## [GIVEN TASK]
What are the lines from the one with "Write the matplotlib code for this chart." through the one with "FixedLocator, FixedFormatter, NullLocator", inclusive? Output them exactly, and leave out the pictures.

··· RECORDED INFORMATION ···

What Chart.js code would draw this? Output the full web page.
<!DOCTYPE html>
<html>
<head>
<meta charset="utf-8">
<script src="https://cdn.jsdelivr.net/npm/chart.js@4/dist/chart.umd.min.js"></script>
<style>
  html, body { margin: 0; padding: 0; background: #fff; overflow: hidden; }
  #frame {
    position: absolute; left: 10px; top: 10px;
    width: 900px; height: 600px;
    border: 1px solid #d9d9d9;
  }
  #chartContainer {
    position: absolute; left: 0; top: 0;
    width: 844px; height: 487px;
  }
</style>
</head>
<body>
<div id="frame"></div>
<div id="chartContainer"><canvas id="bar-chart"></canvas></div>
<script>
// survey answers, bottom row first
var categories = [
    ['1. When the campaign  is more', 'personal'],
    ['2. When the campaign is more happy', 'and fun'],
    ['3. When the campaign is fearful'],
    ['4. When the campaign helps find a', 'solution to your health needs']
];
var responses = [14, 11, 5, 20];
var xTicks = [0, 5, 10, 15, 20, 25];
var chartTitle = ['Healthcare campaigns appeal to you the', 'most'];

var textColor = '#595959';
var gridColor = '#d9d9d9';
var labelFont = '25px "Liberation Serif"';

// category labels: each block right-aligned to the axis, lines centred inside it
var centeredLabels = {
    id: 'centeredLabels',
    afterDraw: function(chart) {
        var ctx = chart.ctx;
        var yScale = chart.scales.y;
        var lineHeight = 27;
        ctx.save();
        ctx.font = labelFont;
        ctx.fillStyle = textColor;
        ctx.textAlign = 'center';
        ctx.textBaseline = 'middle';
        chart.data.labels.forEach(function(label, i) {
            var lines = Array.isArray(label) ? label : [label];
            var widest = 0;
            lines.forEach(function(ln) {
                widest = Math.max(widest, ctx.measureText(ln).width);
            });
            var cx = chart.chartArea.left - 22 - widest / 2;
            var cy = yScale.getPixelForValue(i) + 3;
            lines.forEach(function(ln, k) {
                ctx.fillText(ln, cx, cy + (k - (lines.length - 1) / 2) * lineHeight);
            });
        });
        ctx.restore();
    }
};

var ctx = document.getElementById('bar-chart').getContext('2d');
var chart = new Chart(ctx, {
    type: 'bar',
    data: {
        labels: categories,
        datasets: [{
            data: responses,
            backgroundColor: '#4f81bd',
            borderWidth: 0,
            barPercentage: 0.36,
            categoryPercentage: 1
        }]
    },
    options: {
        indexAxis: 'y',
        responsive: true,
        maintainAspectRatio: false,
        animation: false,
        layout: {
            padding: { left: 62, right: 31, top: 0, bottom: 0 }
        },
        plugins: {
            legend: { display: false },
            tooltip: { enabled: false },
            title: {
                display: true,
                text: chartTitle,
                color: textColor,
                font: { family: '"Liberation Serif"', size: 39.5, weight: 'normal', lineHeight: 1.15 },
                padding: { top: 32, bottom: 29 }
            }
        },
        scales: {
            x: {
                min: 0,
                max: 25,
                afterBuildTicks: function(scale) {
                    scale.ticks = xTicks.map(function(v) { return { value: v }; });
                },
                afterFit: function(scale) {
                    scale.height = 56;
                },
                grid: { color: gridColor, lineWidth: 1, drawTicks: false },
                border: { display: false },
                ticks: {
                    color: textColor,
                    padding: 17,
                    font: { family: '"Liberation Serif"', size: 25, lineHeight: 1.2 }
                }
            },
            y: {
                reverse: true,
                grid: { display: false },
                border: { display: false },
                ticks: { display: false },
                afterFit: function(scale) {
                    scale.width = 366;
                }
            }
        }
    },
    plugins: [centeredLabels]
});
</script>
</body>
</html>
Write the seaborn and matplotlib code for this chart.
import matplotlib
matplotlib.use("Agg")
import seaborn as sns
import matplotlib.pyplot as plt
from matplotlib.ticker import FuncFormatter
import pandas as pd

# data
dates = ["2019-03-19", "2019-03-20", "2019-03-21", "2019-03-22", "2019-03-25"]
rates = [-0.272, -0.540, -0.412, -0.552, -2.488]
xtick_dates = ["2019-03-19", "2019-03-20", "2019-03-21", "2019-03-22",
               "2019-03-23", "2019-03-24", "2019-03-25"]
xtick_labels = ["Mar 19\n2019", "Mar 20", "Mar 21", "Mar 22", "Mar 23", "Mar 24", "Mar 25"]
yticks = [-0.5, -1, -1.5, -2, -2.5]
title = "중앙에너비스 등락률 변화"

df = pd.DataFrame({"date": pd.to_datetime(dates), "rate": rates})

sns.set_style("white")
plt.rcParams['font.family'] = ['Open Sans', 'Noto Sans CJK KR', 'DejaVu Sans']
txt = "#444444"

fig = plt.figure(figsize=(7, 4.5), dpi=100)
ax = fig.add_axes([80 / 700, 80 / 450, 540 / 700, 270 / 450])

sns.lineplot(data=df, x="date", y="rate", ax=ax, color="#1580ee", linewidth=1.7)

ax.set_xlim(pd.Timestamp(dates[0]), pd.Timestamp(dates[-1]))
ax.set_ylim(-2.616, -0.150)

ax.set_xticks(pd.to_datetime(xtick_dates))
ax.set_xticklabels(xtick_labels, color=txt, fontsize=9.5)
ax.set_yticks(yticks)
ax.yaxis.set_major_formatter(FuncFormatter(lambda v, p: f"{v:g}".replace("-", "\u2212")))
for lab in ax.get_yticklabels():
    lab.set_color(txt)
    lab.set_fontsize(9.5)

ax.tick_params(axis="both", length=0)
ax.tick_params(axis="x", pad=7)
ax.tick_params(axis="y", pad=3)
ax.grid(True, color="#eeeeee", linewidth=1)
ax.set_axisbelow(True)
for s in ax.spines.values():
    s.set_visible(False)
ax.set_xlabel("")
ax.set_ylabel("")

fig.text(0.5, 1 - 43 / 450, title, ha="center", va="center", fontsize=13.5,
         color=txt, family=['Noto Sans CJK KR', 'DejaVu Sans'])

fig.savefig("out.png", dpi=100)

···
··· RECORDED INFORMATION ···

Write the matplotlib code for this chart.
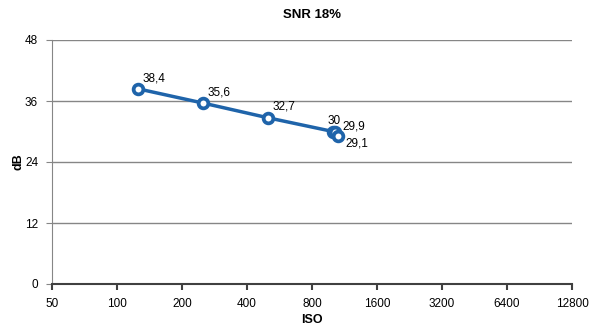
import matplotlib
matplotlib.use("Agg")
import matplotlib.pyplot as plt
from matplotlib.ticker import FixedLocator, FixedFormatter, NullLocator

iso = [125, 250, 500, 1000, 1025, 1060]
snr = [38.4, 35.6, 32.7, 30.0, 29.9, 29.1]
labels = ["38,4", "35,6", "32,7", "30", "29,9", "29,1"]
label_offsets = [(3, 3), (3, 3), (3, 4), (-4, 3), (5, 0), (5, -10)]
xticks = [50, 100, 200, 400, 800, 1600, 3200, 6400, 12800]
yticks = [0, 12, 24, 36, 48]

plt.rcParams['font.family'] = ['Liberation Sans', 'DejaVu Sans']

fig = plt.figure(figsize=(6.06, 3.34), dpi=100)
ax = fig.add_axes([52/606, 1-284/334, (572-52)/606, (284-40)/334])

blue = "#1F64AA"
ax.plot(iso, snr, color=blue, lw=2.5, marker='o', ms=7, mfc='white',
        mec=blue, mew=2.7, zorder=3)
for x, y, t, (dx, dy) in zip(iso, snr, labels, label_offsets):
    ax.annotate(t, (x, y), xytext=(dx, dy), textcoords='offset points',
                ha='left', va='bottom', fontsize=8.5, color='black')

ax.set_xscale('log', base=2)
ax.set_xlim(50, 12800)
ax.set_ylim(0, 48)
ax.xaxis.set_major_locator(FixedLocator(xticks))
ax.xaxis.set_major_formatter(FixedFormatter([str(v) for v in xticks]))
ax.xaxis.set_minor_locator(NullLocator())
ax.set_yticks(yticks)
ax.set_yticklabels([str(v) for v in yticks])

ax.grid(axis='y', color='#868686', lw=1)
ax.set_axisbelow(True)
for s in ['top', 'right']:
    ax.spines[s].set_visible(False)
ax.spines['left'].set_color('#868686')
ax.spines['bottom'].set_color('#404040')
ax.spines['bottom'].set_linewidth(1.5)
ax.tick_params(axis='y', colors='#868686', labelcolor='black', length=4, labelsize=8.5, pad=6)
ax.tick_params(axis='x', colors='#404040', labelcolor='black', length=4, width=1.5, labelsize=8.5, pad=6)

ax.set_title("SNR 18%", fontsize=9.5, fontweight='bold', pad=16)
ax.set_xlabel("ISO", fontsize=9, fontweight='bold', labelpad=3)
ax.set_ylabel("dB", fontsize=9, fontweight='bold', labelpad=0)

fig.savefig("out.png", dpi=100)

···
··· RECORDED INFORMATION ···

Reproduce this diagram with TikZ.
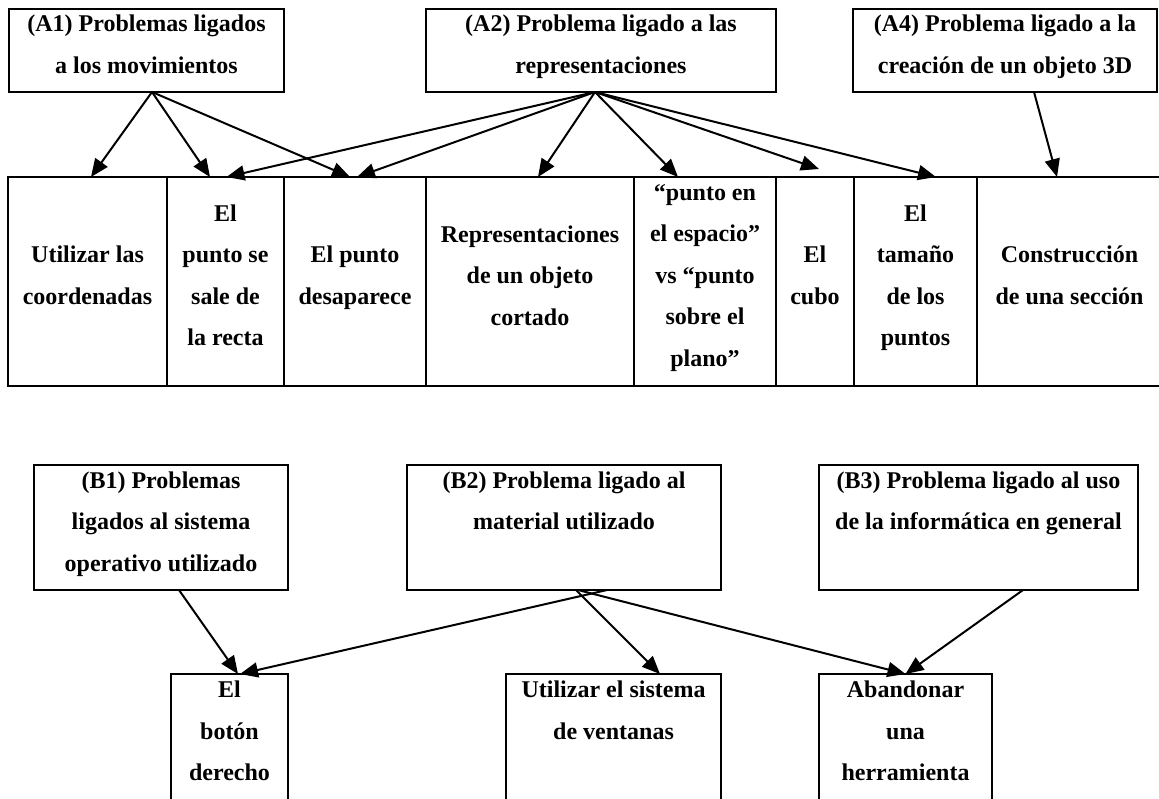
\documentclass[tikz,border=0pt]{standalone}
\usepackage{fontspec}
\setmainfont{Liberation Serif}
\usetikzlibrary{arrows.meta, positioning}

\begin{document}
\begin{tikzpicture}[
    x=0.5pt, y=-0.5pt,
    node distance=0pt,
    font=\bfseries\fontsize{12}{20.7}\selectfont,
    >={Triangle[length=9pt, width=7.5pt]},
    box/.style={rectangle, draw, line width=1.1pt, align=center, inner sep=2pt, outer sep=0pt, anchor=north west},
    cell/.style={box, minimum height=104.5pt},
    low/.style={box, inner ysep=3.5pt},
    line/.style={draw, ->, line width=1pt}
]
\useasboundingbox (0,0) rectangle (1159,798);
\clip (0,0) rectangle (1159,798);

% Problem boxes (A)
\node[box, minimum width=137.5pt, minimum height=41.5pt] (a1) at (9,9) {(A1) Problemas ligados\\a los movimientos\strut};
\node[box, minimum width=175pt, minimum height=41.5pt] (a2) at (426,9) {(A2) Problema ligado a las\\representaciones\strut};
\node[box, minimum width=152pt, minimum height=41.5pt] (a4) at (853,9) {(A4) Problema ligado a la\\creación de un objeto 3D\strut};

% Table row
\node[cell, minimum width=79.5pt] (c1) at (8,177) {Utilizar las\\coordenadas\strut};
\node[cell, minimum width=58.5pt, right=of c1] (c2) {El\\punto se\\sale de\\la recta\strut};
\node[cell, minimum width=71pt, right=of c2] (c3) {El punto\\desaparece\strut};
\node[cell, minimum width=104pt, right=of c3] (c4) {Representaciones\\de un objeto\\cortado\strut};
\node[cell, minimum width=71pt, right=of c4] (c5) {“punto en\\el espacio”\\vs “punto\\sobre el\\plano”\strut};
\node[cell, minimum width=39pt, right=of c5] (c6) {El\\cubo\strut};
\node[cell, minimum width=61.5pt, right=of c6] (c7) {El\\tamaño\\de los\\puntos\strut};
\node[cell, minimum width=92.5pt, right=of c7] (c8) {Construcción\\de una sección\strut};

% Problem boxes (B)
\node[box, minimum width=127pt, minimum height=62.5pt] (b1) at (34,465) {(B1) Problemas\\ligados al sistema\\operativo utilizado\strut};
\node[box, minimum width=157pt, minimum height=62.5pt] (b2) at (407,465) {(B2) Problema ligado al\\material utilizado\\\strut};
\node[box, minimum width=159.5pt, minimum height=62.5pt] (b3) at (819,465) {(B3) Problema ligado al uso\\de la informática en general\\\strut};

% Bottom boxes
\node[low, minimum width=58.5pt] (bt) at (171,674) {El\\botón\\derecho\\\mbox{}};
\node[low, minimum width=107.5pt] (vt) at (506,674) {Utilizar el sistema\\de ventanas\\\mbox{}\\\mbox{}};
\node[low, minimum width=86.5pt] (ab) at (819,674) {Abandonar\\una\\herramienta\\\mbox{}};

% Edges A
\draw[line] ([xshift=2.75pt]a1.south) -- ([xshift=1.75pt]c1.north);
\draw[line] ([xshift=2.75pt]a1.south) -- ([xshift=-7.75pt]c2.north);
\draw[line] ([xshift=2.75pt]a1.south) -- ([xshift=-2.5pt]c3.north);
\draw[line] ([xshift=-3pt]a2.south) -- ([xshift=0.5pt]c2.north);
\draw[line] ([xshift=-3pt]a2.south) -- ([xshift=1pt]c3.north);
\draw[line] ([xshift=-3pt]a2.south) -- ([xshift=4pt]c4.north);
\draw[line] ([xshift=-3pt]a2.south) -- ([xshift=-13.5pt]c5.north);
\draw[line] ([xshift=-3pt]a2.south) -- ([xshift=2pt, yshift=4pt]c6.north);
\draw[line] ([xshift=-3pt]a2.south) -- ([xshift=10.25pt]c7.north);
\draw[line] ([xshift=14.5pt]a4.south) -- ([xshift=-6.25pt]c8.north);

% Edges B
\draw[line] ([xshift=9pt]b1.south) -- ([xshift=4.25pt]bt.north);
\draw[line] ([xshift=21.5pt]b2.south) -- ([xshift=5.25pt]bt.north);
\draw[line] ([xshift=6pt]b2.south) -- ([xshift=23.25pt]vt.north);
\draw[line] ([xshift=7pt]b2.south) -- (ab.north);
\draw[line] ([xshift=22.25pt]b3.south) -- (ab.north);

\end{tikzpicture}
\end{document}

···

## [EXERCISE SOLUTION]
Write the matplotlib code for this chart.
import matplotlib
matplotlib.use("Agg")
import matplotlib.pyplot as plt
from matplotlib.ticker import FixedLocator, FixedFormatter, NullLocator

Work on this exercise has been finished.